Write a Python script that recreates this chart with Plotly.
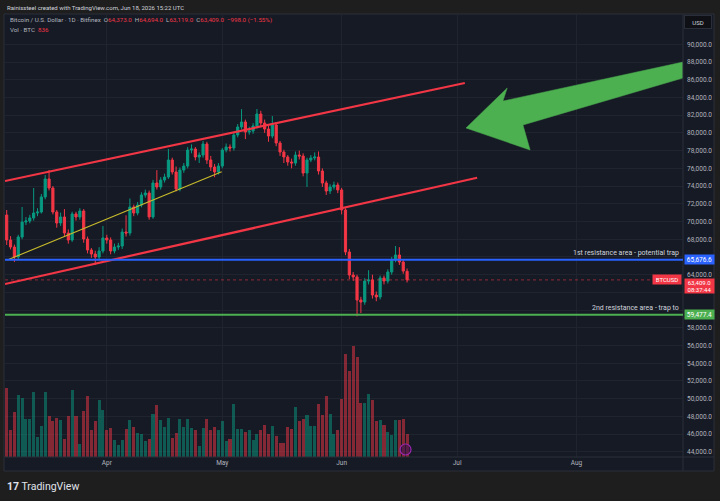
import plotly.graph_objects as go
import pandas as pd

# ---------------- data ----------------
dates = pd.date_range("2026-03-06", periods=105, freq="D")

opens = [70730, 67910, 67120, 65990, 68250, 69940, 70060, 70400, 70960, 71070,
         72770, 74800, 73780, 71070, 69830, 70510, 68700, 67910, 70850, 70510,
         71190, 68020, 66780, 66330, 65990, 66670, 68140, 67910, 66670, 67120,
         67230, 68810, 68700, 71640, 70960, 71860, 72990, 73220, 70510, 74350,
         73890, 74680, 75020, 76940, 75590, 73670, 75810, 76260, 78070, 78180,
         77280, 77500, 78750, 76940, 76150, 75590, 76260, 78070, 78410, 78300,
         79760, 80670, 81230, 80100, 80210, 80780, 82130, 81120, 80440, 79650,
         80890, 78860, 77840, 77280, 76720, 76600, 77500, 77390, 75470, 76940,
         77170, 77280, 75700, 74350, 73440, 73890, 74120, 73560, 71300, 66560,
         63960, 63740, 61140, 60910, 63280, 63400, 61700, 61480, 63620, 63280,
         64300, 65650, 66220, 65430, 64373]
highs = [71300, 68350, 67400, 68500, 71640, 70500, 70750, 73780, 71500, 73100,
         75250, 75810, 74000, 71300, 71000, 71400, 69100, 71100, 71100, 71500,
         71400, 68300, 67000, 66700, 67100, 69500, 68500, 68200, 67500, 67600,
         69200, 70700, 72600, 71900, 72200, 73300, 73600, 73500, 74700, 75800,
         75000, 75400, 78180, 77200, 76200, 76100, 76600, 78400, 78700, 78400,
         77800, 79100, 79000, 77400, 76500, 76600, 78300, 78800, 78700, 80100,
         81000, 82680, 81500, 80700, 81100, 82700, 82500, 81500, 80800, 81900,
         81200, 79100, 78100, 77500, 77100, 77900, 78000, 77700, 77200, 77500,
         77800, 77900, 76000, 74600, 74200, 74500, 74400, 73800, 71500, 66900,
         64300, 64000, 61500, 63600, 64500, 64000, 62100, 63900, 63900, 64600,
         66000, 67230, 67100, 65700, 64694]
lows = [67350, 66850, 65430, 65760, 68000, 69600, 69800, 70100, 70600, 70900,
        72500, 73500, 70800, 69300, 69500, 68300, 67500, 67700, 70100, 70200,
        67600, 66400, 65900, 65100, 65700, 66400, 67500, 66300, 66400, 66800,
        66900, 68300, 68400, 70600, 70700, 71600, 72700, 70200, 70300, 73600,
        73600, 74400, 74800, 75300, 73400, 73400, 75500, 76000, 77700, 76900,
        76600, 77200, 76500, 75700, 75000, 75300, 76000, 77800, 77900, 78000,
        79500, 80400, 79300, 79800, 79900, 80500, 80700, 80000, 79000, 79400,
        78500, 77400, 76600, 76300, 76000, 76300, 77000, 75100, 73890, 76700,
        76900, 75300, 73900, 73000, 73100, 73600, 73200, 70800, 66200, 63500,
        63300, 59300, 59670, 60600, 62900, 61300, 61000, 61200, 62900, 63000,
        64000, 65400, 65100, 64100, 63119]
closes = [67910, 67120, 65990, 68250, 69940, 70060, 70400, 70960, 71070, 72770,
          74800, 73780, 71070, 69830, 70510, 68700, 67910, 70850, 70510, 71190,
          68020, 66780, 66330, 65990, 66670, 68140, 67910, 66670, 67120, 67230,
          68810, 68700, 71640, 70960, 71860, 72990, 73220, 70510, 74350, 73890,
          74680, 75020, 76940, 75590, 73670, 75810, 76260, 78070, 78180, 77280,
          77500, 78750, 76940, 76150, 75590, 76260, 78070, 78410, 78300, 79760,
          80670, 81230, 80100, 80210, 80780, 82130, 81120, 80440, 79650, 80890,
          78860, 77840, 77280, 76720, 76600, 77500, 77390, 75470, 76940, 77170,
          77280, 75700, 74350, 73440, 73890, 74120, 73560, 71300, 66560, 63960,
          63740, 61140, 60910, 63280, 63400, 61700, 61480, 63620, 63280, 64300,
          65650, 66220, 65430, 64407, 63409]
volumes = [2515, 1006, 1656, 2294, 2184, 1387, 1411, 2368, 736, 1129,
           2368, 1497, 1313, 1448, 1374, 675, 1521, 2442, 1497, 491,
           1681, 2245, 1006, 1337, 2110, 1742, 982, 1080, 614, 429,
           638, 1043, 1374, 1104, 896, 834, 589, 675, 1571, 1902,
           1350, 1104, 1448, 712, 883, 1411, 1104, 1411, 1080, 1006,
           417, 1080, 1411, 1006, 1104, 1006, 1325, 577, 675, 1963,
           1018, 1018, 920, 982, 614, 859, 982, 1166, 834, 1129,
           785, 515, 515, 1092, 1043, 1853, 1313, 1411, 1558, 1141,
           1141, 1963, 1534, 2233, 1595, 859, 982, 2147, 3791, 3153,
           4074, 3656, 2000, 2000, 2307, 2086, 1313, 1374, 1178, 933,
           822, 1374, 1374, 1411, 836]

price_ticks = list(range(44000, 90001, 2000))
hidden_ticks = [66000, 62000, 60000]          # covered by the price tags in the reference
month_ticks = ["2026-04-01", "2026-05-01", "2026-06-01", "2026-07-01", "2026-08-01"]

resistance_1 = 65676.6
resistance_2 = 59477.4

# drawings (anchor points as date / price)
upper_channel = (["2026-03-05 13:24", "2026-07-03 00:00"], [74570, 85630])
lower_channel = (["2026-03-05 13:24", "2026-07-06 04:48"], [62945, 74943])
yellow_trend = (["2026-03-06 03:45", "2026-04-30 20:10"], [65654, 75620])
arrow_pts = (["2026-07-03 07:12", "2026-07-14 00:00", "2026-07-12 21:36", "2026-08-28 16:00",
              "2026-08-28 16:00", "2026-07-18 02:24", "2026-07-19 22:48", "2026-07-03 07:12"],
             [80553, 85067, 83600, 88002, 86196, 80891, 78070, 80553])

# ---------------- styling ----------------
W, H = 720, 501
UP, DOWN = "#089981", "#f23645"
PANE = "#161a25"
OUTER = "#1e1e1e"
GRID = "#20242f"
BORDER = "#2a2e39"
TXT = "#b2b5be"
FONT = "Roboto"

px_left, px_right = 5, 683
px_top, px_bottom = 14, 457

def fx(px):
    return px / W

def fy(py):
    return 1 - py / H

vol_colors = ["rgba(8,153,129,0.5)" if c >= o else "rgba(242,54,69,0.5)"
              for o, c in zip(opens, closes)]

fig = go.Figure()

fig.add_trace(go.Bar(x=dates, y=volumes, marker_color=vol_colors, marker_line_width=0,
                     width=0.8 * 86400000, yaxis="y2", hoverinfo="skip", showlegend=False))

fig.add_trace(go.Candlestick(
    x=dates, open=opens, high=highs, low=lows, close=closes,
    increasing=dict(line=dict(color=UP, width=1), fillcolor=UP),
    decreasing=dict(line=dict(color=DOWN, width=1), fillcolor=DOWN),
    whiskerwidth=0, showlegend=False, hoverinfo="skip"))

for (xs, ys), col, wd in [(upper_channel, "#f23645", 2.2), (lower_channel, "#f23645", 2.2),
                          (yellow_trend, "#c8bb2c", 1.1)]:
    fig.add_trace(go.Scatter(x=xs, y=ys, mode="lines", line=dict(color=col, width=wd),
                             showlegend=False, hoverinfo="skip"))

fig.add_trace(go.Scatter(x=arrow_pts[0], y=arrow_pts[1], mode="lines", fill="toself",
                         fillcolor="#4caf50", line=dict(color="#4caf50", width=0.5),
                         showlegend=False, hoverinfo="skip"))

shapes = [
    # pane
    dict(type="rect", xref="paper", yref="paper", x0=fx(4), x1=fx(714), y0=fy(471), y1=fy(14),
         fillcolor=PANE, line=dict(color=BORDER, width=1), layer="below"),
    dict(type="line", xref="paper", yref="paper", x0=fx(683), x1=fx(683), y0=fy(471), y1=fy(14),
         line=dict(color=BORDER, width=1)),
    dict(type="line", xref="paper", yref="paper", x0=fx(4), x1=fx(714), y0=fy(457), y1=fy(457),
         line=dict(color=BORDER, width=1)),
    # horizontal levels
    dict(type="line", xref="x domain", yref="y", x0=0, x1=1, y0=resistance_1, y1=resistance_1,
         line=dict(color="#2962ff", width=2)),
    dict(type="line", xref="x domain", yref="y", x0=0, x1=1, y0=resistance_2, y1=resistance_2,
         line=dict(color="#4caf50", width=2)),
    dict(type="line", xref="x domain", yref="y", x0=0, x1=1, y0=closes[-1], y1=closes[-1],
         line=dict(color="rgba(242,54,69,0.55)", width=1, dash="dot")),
    # indicator icon
    dict(type="circle", xref="paper", yref="paper", x0=fx(400), x1=fx(411), y0=fy(455), y1=fy(444),
         line=dict(color="#9c27b0", width=1.2), fillcolor="rgba(60,20,80,0.6)"),
]

red = DOWN
prev_close = closes[-2]
chg = closes[-1] - prev_close
pct = chg / prev_close * 100

def fmt(v):
    return f"{v:,.1f}"

header = ("Bitcoin / U.S. Dollar · 1D · Bitfinex  "
          f"O<span style='color:{red}'>{fmt(opens[-1])}</span>  "
          f"H<span style='color:{red}'>{fmt(highs[-1])}</span>  "
          f"L<span style='color:{red}'>{fmt(lows[-1])}</span>  "
          f"C<span style='color:{red}'>{fmt(closes[-1])}</span>  "
          f"<span style='color:{red}'>{'−' if chg < 0 else '+'}{fmt(abs(chg))} "
          f"({'−' if chg < 0 else '+'}{abs(pct):.2f}%)</span>")

annotations = [
    dict(xref="paper", yref="paper", x=fx(5), y=fy(7), xanchor="left", yanchor="middle",
         text="Rainissteel created with TradingView.com, Jun 18, 2026 15:22 UTC",
         font=dict(size=6.0, color="#d1d4dc", family=FONT), showarrow=False),
    dict(xref="paper", yref="paper", x=fx(8), y=fy(20.5), xanchor="left", yanchor="middle",
         text=header, font=dict(size=6.2, color=TXT, family=FONT), showarrow=False),
    dict(xref="paper", yref="paper", x=fx(8), y=fy(29.5), xanchor="left", yanchor="middle",
         text=f"Vol · BTC  <span style='color:{red}'>{volumes[-1]:,}</span>",
         font=dict(size=6.2, color=TXT, family=FONT), showarrow=False),
    dict(xref="paper", yref="paper", x=fx(698), y=fy(21.5), xanchor="center", yanchor="middle",
         text="USD", font=dict(size=6, color="#d1d4dc", family=FONT), showarrow=False,
         bgcolor="#0e1016", bordercolor=BORDER, borderwidth=1, width=24, height=10),
    # level texts
    dict(xref="paper", yref="y", x=fx(681), y=resistance_1, xanchor="right", yanchor="bottom",
         yshift=1, text="1st resistance area - potential trap",
         font=dict(size=7, color="#d1d4dc", family=FONT), showarrow=False),
    dict(xref="paper", yref="y", x=fx(681), y=resistance_2, xanchor="right", yanchor="bottom",
         yshift=1, text="2nd resistance area - trap to",
         font=dict(size=7, color="#d1d4dc", family=FONT), showarrow=False),
    # price axis tags
    dict(xref="paper", yref="y", x=fx(683.5), y=resistance_1, xanchor="left", yanchor="middle",
         text=fmt(resistance_1), font=dict(size=6.5, color="white", family=FONT),
         bgcolor="#2962ff", width=29, height=9, borderpad=0, showarrow=False),
    dict(xref="paper", yref="y", x=fx(683.5), y=resistance_2, xanchor="left", yanchor="middle",
         text=fmt(resistance_2), font=dict(size=6.5, color="white", family=FONT),
         bgcolor="#4caf50", width=29, height=9, borderpad=0, showarrow=False),
    dict(xref="paper", yref="y", x=fx(683.5), y=closes[-1], xanchor="left", yanchor="middle",
         yshift=-6, text=fmt(closes[-1]) + "<br>08:37:44",
         font=dict(size=6.0, color="white", family=FONT),
         bgcolor=DOWN, width=29, height=14, borderpad=0, showarrow=False),
    dict(xref="paper", yref="y", x=fx(682), y=closes[-1], xanchor="right", yanchor="middle",
         text="BTCUSD", font=dict(size=6, color="white", family=FONT),
         bgcolor=DOWN, width=28, height=9, borderpad=0, showarrow=False),
    # logo
    dict(xref="paper", yref="paper", x=fx(5), y=fy(486), xanchor="left", yanchor="middle",
         text="<b>17</b> TradingView", font=dict(size=10.5, color="#e0e3eb", family=FONT),
         showarrow=False),
]

tick_text = ["" if v in hidden_ticks else fmt(v) for v in price_ticks]

fig.update_layout(
    width=W, height=H, autosize=False,
    margin=dict(l=0, r=0, t=0, b=0),
    paper_bgcolor=OUTER, plot_bgcolor=PANE,
    showlegend=False, bargap=0, boxgap=0.2,
    font=dict(family=FONT, color=TXT),
    xaxis=dict(type="date", domain=[fx(px_left), fx(px_right)],
               range=["2026-03-05 13:24", "2026-08-28 16:00"],
               tickmode="array", tickvals=month_ticks, tickformat="%b",
               tickfont=dict(size=6.5, color=TXT, family=FONT),
               showgrid=True, gridcolor=GRID, gridwidth=1, zeroline=False,
               showline=False, ticks="", rangeslider=dict(visible=False), fixedrange=True),
    yaxis=dict(domain=[fy(px_bottom), fy(px_top)], range=[43420, 93420], side="right",
               tickmode="array", tickvals=price_ticks, ticktext=tick_text,
               tickfont=dict(size=6.5, color=TXT, family=FONT), ticklabelstandoff=3,
               showgrid=True, gridcolor=GRID, gridwidth=1, zeroline=False,
               showline=False, ticks="", fixedrange=True),
    yaxis2=dict(domain=[fy(px_bottom), fy(px_top)], range=[0, 16260], overlaying="y",
                visible=False, showgrid=False, fixedrange=True),
    shapes=shapes,
    annotations=annotations,
)

fig.write_html("out.html")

* [Exercise prompt]
Gather up every line in the data above that contains the word "with", copying each one.

* [Correct output]
Write a Python script that recreates this chart with Plotly.
         text="Rainissteel created with TradingView.com, Jun 18, 2026 15:22 UTC",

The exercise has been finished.